7.2. The Retailer shall fully indemnify the Supplier and hold Supplier harmless against any losses, damages or claims made against the Supplier by the new owner(s) or otherwise incurred by the Supplier due to any failure by the Retailer to provide timely notification of a change in accordance with this clause.

8. PAYMENT
8.1. The Retailer agrees to the payment terms and late payment charges set out by the Supplier.
8.2. A monthly statement is emailed to you on the 1st working day of every month stating the amount that will be charged to your account.
8.3. Your Direct Debit payment is taken on or around 14th of every month.
8.4. The Retailer agrees to make the payment in full upon the delivery of the “Products” or the invoice due date, whichever is earlier.
8.5. The Retailer agrees that payments for any invoice after its due date is classed as a Late payment and may be subject to further charges (“Late Payment”).
8.6. The Retailer agrees that there will be an admin charge of £25 for Failed/ Canceled Direct Debit payment without sufficient notice (of 7 days) and Late Payment. The retailer must ensure sufficient funds are available in their account to avoid any inconvenience and additional charges.
8.7. The Retailer agrees that there will be a charge of 8% daily plus the Bank of England base interest rate on any Late Payment.

9. TAXES
9.1. The Retailer shall be solely responsible for assessing, claiming and remitting all its applicable taxes.

10. DISPLAY OF BRANDING
10.1. Where the Retailer agrees to market Supplier’s Products by means of flyers, stickers or other relevant advertising material, the Retailer agrees to do so in accordance with the Supplier’s guidelines and instructions.
10.2. The Retailer is obligated to exclusively showcase only the products supplied by the Supplier on the designated display unit to maintain brand consistency and promote the supplier’s products effectively.

11. TERMINATION
11.1. Termination by the Supplier: Without prejudice to its other rights and remedies, the Supplier may at any time terminate this Agreement immediately by giving written notice to the Retailer without further liability to the Retailer. Termination by the Retailer: The Retailer may terminate this Agreement by 30 days’ prior written notice to the Supplier at any time.
11.2. Effect of termination: Upon termination of this Agreement in accordance with its terms, the Supplier will send the Retailer the final payment details, and any outstanding money owed by the Retailer to the Supplier (as applicable) must be paid in full immediately. All Display Unit(s) and any other materials must be returned to the Supplier upon termination of this Agreement.

12. PROPERTIES RIGHTS
12.1. All Product(s), Display Unit(s), Storage Unit and any additional Products provided to the Retailer in assisting sales and any marketing materials shall always remain the property of the Supplier and nothing in this Agreement shall constitute a transfer of those property rights to the Retailer. Only the Products supplied by the Supplier may be displayed and stored on the Display Unit(s).

13. CONFIDENTIALITY
13.1. The content of this Agreement and any information concerning the other party is to be treated as confidential and shall not be disclosed during the term of this Agreement or at any time thereafter save as required by law, provided that the Supplier is entitled to use the Retailer’s name as a reference.

14. NOTICES
14.1. If any notice or other communication is required or permitted to be given to the Supplier, such notice or communication shall be in writing and (a) personally delivered, (b) sent by courier service with confirmation of delivery requested, or (c) transmitted by e-mail as follows:

15. INDEMNITY
15.1. The Retailer shall defend the Supplier and its directors, officers, employees and agents, affiliates and shareholders (collectively the “Supplier’s Indemnified Parties”) from and against any actions, suits, or proceedings brought against any of the Supplier’s Indemnified Parties by a third party in respect of the services or any breach of its obligations under this Agreement (a “Claim”) and shall indemnify and hold the Supplier’s Indemnified Parties harmless from and against any losses, damages or claims (and all related costs) incurred by any of the Supplier’s Indemnified Parties in connection with any such Claim.
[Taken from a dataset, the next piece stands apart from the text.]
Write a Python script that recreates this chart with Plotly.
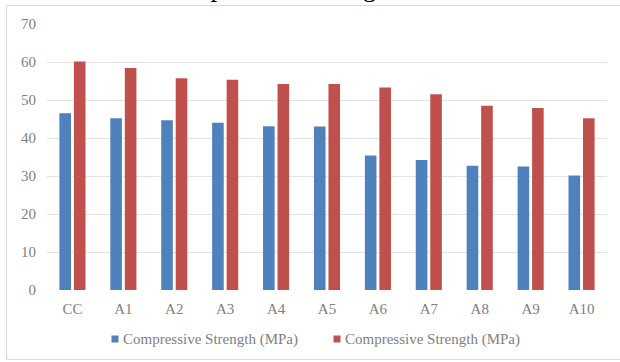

16. LIMITATION OF LIABILITY
16.1. Nothing in this Agreement shall limit or exclude either party’s liability for death or personal injury caused by negligence or any other liability which cannot be limited or excluded by law.
16.2. Subject to Clause 16.1, the Supplier shall not be liable to the Retailer, whether in contract, tort (including negligence), breach of statutory duty, or otherwise, for any damages, costs, direct or indirect losses including without limitation loss of profit, or any consequential loss suffered by the Retailer and arising out of or in connection with this Agreement.
16.3. Subject to Clauses 16.1 and 16.2, the Retailer’s total liability to the Company in respect of all other losses arising under or in connection with this Agreement howsoever caused (and whether in contract, tort (including negligence), breach of statutory duty, or otherwise, and including losses caused by the Retailer’s repudiatory breach or a deliberate breach of the Agreement by the Retailer, its employees, agents or subcontractors) (“Retailer’s Total Liability”) shall never exceed the total outstanding amount owed to the Supplier including the cost of Display Unit(s) provided by the Supplier.

17. THIRD PARTY RIGHTS
17.1. No one other than a party to this Agreement, shall have any right to enforce any of its terms.

18. GOVERNING LAW AND JURISDICTION
18.1. This Agreement and any dispute or claim arising out of or in connection with it shall be governed by and construed in accordance with English law. The courts of England have exclusive jurisdiction to settle any dispute or claim arising out of this Agreement.